Allan Clayton came to town and he brought his best voice with him. Sounding untarnished by the lack of work in lockdown, and with only one item in a cunningly programmed hour requiring him to let rip with the decibels, he skirted any risk of fatigue by husbanding his resources. The tone of his recital may have been subdued but Clayton held the ear with an actor’s aplomb.

Allan Clayton
© Wigmore Hall

Several of the numbers had a sardonic relevance to the year we’re living through. In most of the choices (programmed in tandem with pianist James Baillieu) this undertow of meaning may have been pure happenstance, but surely not the inclusion of Britten’s The Ploughboy, a satirical sketch of political cynicism that for once sounded eerily relatable.

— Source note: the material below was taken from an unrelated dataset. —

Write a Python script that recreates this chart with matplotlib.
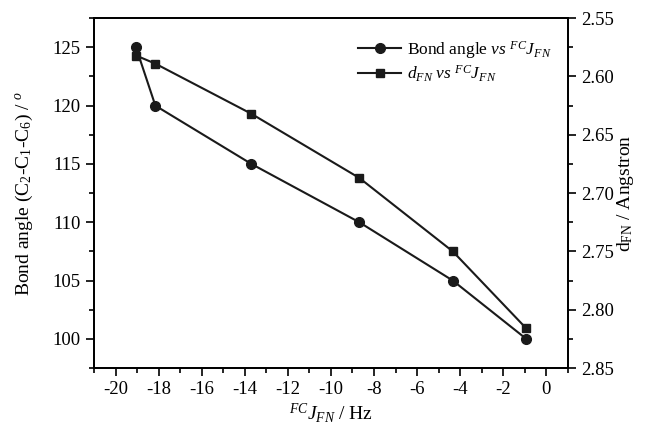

The titular tyke, a happy-go-lucky but ambitious fellow, grows up and wheeler-deals his way to the top of government. “I’ll joke, harangue and paragraph, with speeches charm the ear…” It’s a deceptively potent ditty that the two artists tucked in between the more artless strains of Sally in our Alley and I Wonder as I Wander to make a finely rendered trio of the composer’s folk song arrangements.

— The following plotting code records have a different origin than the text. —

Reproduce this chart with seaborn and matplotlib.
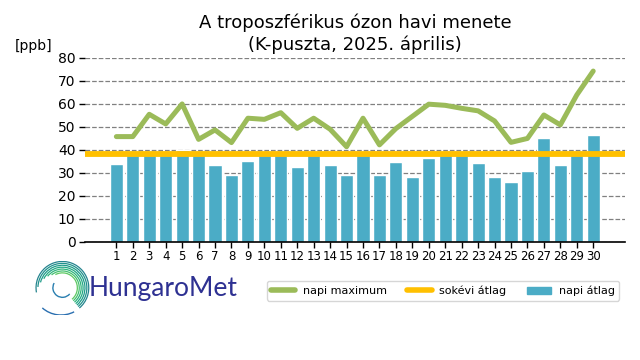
import numpy as np
import pandas as pd
import seaborn as sns
import matplotlib.pyplot as plt
from matplotlib.patches import Arc, Patch
from matplotlib.lines import Line2D

# daily values, April 2025, K-puszta
days = list(range(1, 31))
napi_atlag = [33.9, 38.0, 38.0, 38.0, 40.0, 38.0, 33.5, 29.1, 35.2, 38.0,
              38.0, 32.6, 38.0, 33.5, 29.1, 38.0, 29.1, 34.8, 28.3, 36.5,
              38.0, 38.0, 34.3, 28.3, 26.1, 30.9, 45.2, 33.5, 38.0, 46.5]
napi_max = [45.8, 45.8, 55.5, 51.3, 60.0, 44.6, 48.7, 43.2, 53.8, 53.3,
            56.2, 49.4, 53.8, 49.0, 41.4, 53.8, 42.2, 49.3, 54.6, 59.9,
            59.4, 58.1, 57.0, 52.6, 43.3, 45.0, 55.2, 50.9, 63.9, 74.3]
sokevi_atlag = 38.3

df = pd.DataFrame({'nap': [str(d) for d in days], 'atlag': napi_atlag,
                   'max': napi_max, 'pos': np.arange(len(days))})

c_bar = '#4BACC6'
c_max = '#9BBB59'
c_avg = '#FFC000'

sns.set_style('white')
plt.rcParams['font.family'] = ['DejaVu Sans']
plt.rcParams['text.color'] = 'black'
plt.rcParams['xtick.color'] = 'black'
plt.rcParams['ytick.color'] = 'black'
plt.rcParams['axes.labelcolor'] = 'black'

fig = plt.figure(figsize=(6.4, 3.6), dpi=100)
ax = fig.add_axes([0.133, 0.328, 0.844, 0.511])

sns.barplot(data=df, x='nap', y='atlag', color=c_bar, width=0.8,
            saturation=1, ax=ax, zorder=2)
ax.axhline(sokevi_atlag, color=c_avg, lw=4.2, zorder=3)
sns.lineplot(data=df, x='pos', y='max', color=c_max, lw=3.6, ax=ax, zorder=4)

ax.set_xlim(-1.9, 30.95)
ax.set_ylim(0, 80)
ax.set_yticks(range(0, 81, 10))
ax.yaxis.grid(True, ls='--', color='#808080', lw=0.9, zorder=0)
ax.set_axisbelow(True)
for s in ['top', 'right', 'left']:
    ax.spines[s].set_visible(False)
ax.spines['bottom'].set_color('black')
ax.spines['bottom'].set_linewidth(1.2)
ax.tick_params(axis='y', left=True, length=4, width=1, labelsize=10, pad=3)
ax.tick_params(axis='x', bottom=True, length=4, width=1, labelsize=8.5, pad=2)
ax.set_xlabel('')
ax.set_ylabel('')

ax.set_title('A troposzférikus ózon havi menete\n(K-puszta, 2025. április)',
             fontsize=13, pad=6, color='black')
fig.text(0.023, 0.86, '[ppb]', fontsize=10)

handles = [Line2D([], [], color=c_max, lw=4),
           Line2D([], [], color=c_avg, lw=4),
           Patch(color=c_bar)]
fig.legend(handles, ['napi maximum', 'sokévi átlag', 'napi átlag'],
           loc='center', bbox_to_anchor=(0.692, 0.192), ncol=3, fontsize=8,
           frameon=True, handlelength=2.2, columnspacing=1.8,
           borderpad=0.4, handleheight=0.6, handletextpad=0.7)

# logo
lax = fig.add_axes([0.055, 0.125, 0.085, 0.151])
lax.set_xlim(-1, 1)
lax.set_ylim(-1, 1)
lax.set_aspect('equal')
lax.axis('off')
radii = [0.97, 0.90, 0.83, 0.76, 0.69, 0.62, 0.55]
for i, r in enumerate(radii):
    col = plt.cm.viridis(0.45 + 0.35 * i / len(radii))
    lax.add_patch(Arc((0, 0), 2 * r, 2 * r, theta1=-50, theta2=190 - 12 * i,
                      color=col, lw=0.9))
lax.add_patch(Arc((0, 0), 0.7, 0.7, theta1=150, theta2=320,
                  color='#2a7fb0', lw=1.0))
lax.add_patch(Arc((-0.05, -0.05), 2.0, 1.9, theta1=225, theta2=300,
                  color='#2a6fb0', lw=1.0))
fig.text(0.138, 0.198, 'HungaroMet', fontsize=19, color='#2e3192',
         family='Lato', va='center')

fig.savefig('out.png', dpi=100)
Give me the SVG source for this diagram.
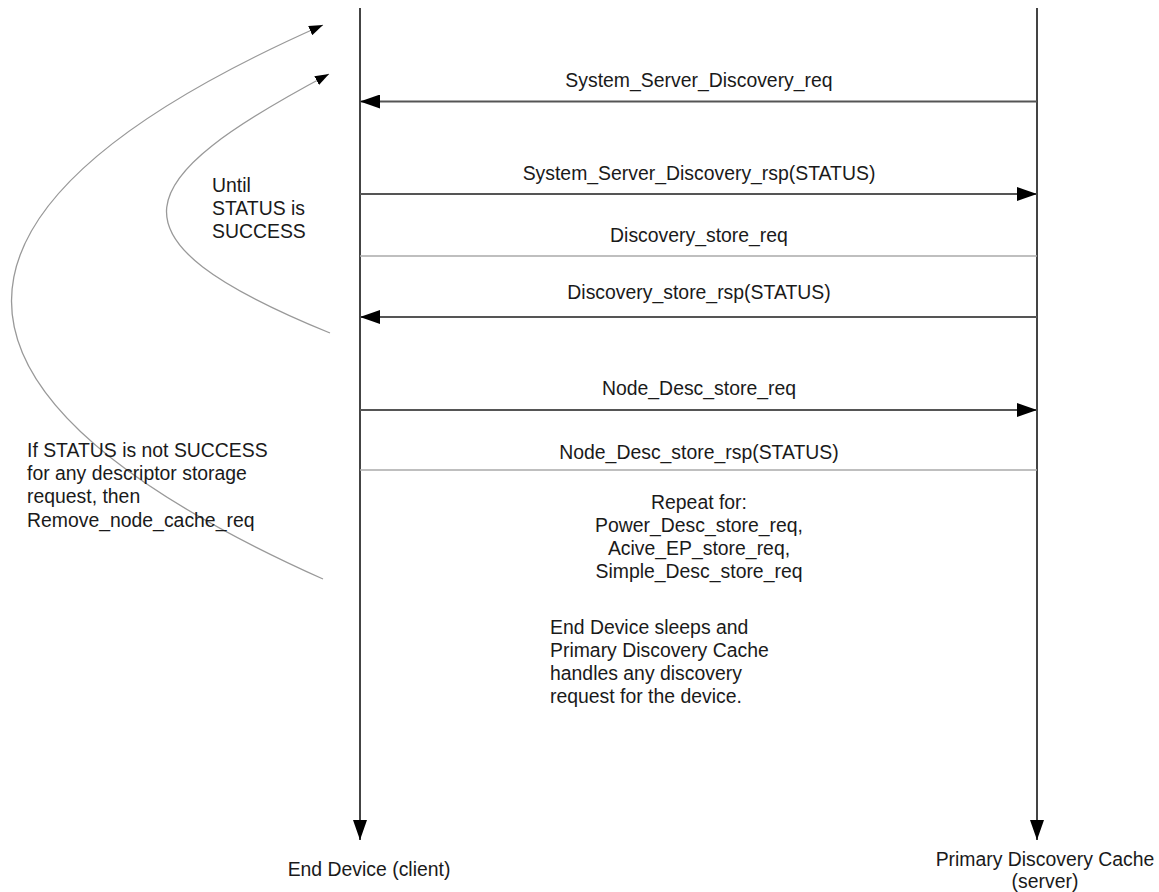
<svg xmlns="http://www.w3.org/2000/svg" width="1159" height="892" viewBox="0 0 1159 892">
<defs>
<style>
text{font-family:"Liberation Sans",Arial,sans-serif;font-size:19.4px;fill:#1a1a1a}
.mid{text-anchor:middle}
.life{stroke:#444;stroke-width:2;fill:none}
.msg{stroke:#555;stroke-width:2.2;fill:none}
.thin{stroke:#aaa;stroke-width:1.5;fill:none}
.loop{stroke:#999;stroke-width:1.3;fill:none}
</style>
<marker id="ah" viewBox="0 0 20 14" refX="20" refY="7" markerWidth="20" markerHeight="14" markerUnits="userSpaceOnUse" orient="auto">
<path d="M0,0 L20,7 L0,14 Z" fill="#000"/>
</marker>
<marker id="ahs" viewBox="0 0 14 10" refX="14" refY="5" markerWidth="14" markerHeight="10" markerUnits="userSpaceOnUse" orient="auto">
<path d="M0,0 L14,5 L0,10 Z" fill="#000"/>
</marker>
</defs>

<g id="lifeline-client">
<line class="life" x1="360" y1="8" x2="360" y2="840" marker-end="url(#ah)"/>
<text class="mid" x="369" y="876">End Device (client)</text>
</g>
<g id="lifeline-server">
<line class="life" x1="1037" y1="8" x2="1037" y2="840" marker-end="url(#ah)"/>
<text class="mid" x="1045" y="866">Primary Discovery Cache</text>
<text class="mid" x="1045" y="888">(server)</text>
</g>

<g id="connectors">
<line class="msg" x1="1037" y1="101.5" x2="360" y2="101.5" marker-end="url(#ah)"/>
<line class="msg" x1="360" y1="194" x2="1037" y2="194" marker-end="url(#ah)"/>
<line class="thin" x1="360" y1="256" x2="1037" y2="256"/>
<line class="msg" x1="1037" y1="317" x2="360" y2="317" marker-end="url(#ah)"/>
<line class="msg" x1="360" y1="410" x2="1037" y2="410" marker-end="url(#ah)"/>
<line class="thin" x1="360" y1="470" x2="1037" y2="470"/>
<path class="loop" d="M323,579 Q-300,300 323,25" marker-end="url(#ahs)"/>
<path class="loop" d="M330,333 C95,237 130,180 329,74" marker-end="url(#ahs)"/>
</g>

<g id="labels">
<text class="mid" x="699" y="87">System_Server_Discovery_req</text>
<text class="mid" x="699" y="180">System_Server_Discovery_rsp(STATUS)</text>
<text class="mid" x="699" y="242">Discovery_store_req</text>
<text class="mid" x="699" y="299">Discovery_store_rsp(STATUS)</text>
<text class="mid" x="699" y="395">Node_Desc_store_req</text>
<text class="mid" x="699" y="459">Node_Desc_store_rsp(STATUS)</text>
</g>

<g id="note-repeat">
<text class="mid" x="699" y="509">Repeat for:</text>
<text class="mid" x="699" y="532">Power_Desc_store_req,</text>
<text class="mid" x="699" y="555">Acive_EP_store_req,</text>
<text class="mid" x="699" y="578">Simple_Desc_store_req</text>
</g>

<g id="note-sleep">
<text x="550" y="634">End Device sleeps and</text>
<text x="550" y="657">Primary Discovery Cache</text>
<text x="550" y="680">handles any discovery</text>
<text x="550" y="703">request for the device.</text>
</g>

<g id="note-until">
<text x="212" y="192">Until</text>
<text x="212" y="215">STATUS is</text>
<text x="212" y="238">SUCCESS</text>
</g>

<g id="note-fail">
<text x="27" y="457">If STATUS is not SUCCESS</text>
<text x="27" y="480">for any descriptor storage</text>
<text x="27" y="503">request, then</text>
<text x="27" y="527">Remove_node_cache_req</text>
</g>
</svg>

The pair’s delicious account of Orpheus with his Lute, a song by Vaughan Williams that received its first performance at this venue, was followed by the darker and more startling sound world of Journey’s End, a song by Frank Bridge that narrates the loneliness of a dying man’s final moments. Bridge’s bleak piano part is especially mordant and Baillieu vividly conveyed its oppressive, chromatic restlessness. After that the no-nonsense sweetness of Roger Quilter’s Go, Lovely Rose was a welcome nosegay, especially in Clayton’s honeyed delivery.

James Baillieu
© Wigmore Hall

Tenor and pianist had opened their account with an outstanding performance of Robert Schumann’s complete Kerner settings, Op.35, from 1840. These are Lieder from which singers often cherry-pick a handful of items, but the full dozen heard together make a persuasive cycle in which the poet’s voice emerges strongly. They are intensely personal. Some of the poems are straightforwardly romantic; others are ambiguous, to the extent that even the gender of the poet’s beloved is not always vouchsafed. The eighth song, Stille Liebe (Silent love), is one such: an exquisite poem, sensitively set and ravishingly played and sung, it gave the concert its beating heart. At ground level it concerns a love that cannot speak its name; but such a reductive description of Kerner’s twelve taut lines captures none of the elusive meaning. Schumann’s setting, and the musicians’ interpretation of it, made sense of its enigma by treating the song as an abstract musical poem and trusting it to express pure emotion.

The opening song, Lust der Sturmnacht (Ecstasy on a stormy night), describes the joy of being cosily entwined with one’s beloved while the wild wind rages outside. As a lockdown parable it gave Clayton and Baillieu a telling start to their programme. Later, with Stille Tränen (Silent tears), about a despair that we would recognise today as clinical depression, Clayton found the one song that demanded muscle and sinew. His ardent tenor voice was more than equal to the task. By contrast the farewell “encore”, better described as a bonus track since there was no audience to demand it, was restrained and beautiful, as Liszt’s delicate setting of Goethe’s second Wandrers Nachtlied (Wanderer’s nightsong) allowed both artists to bring proceedings to a serene, hushed close.

This performance was reviewed from the video live stream.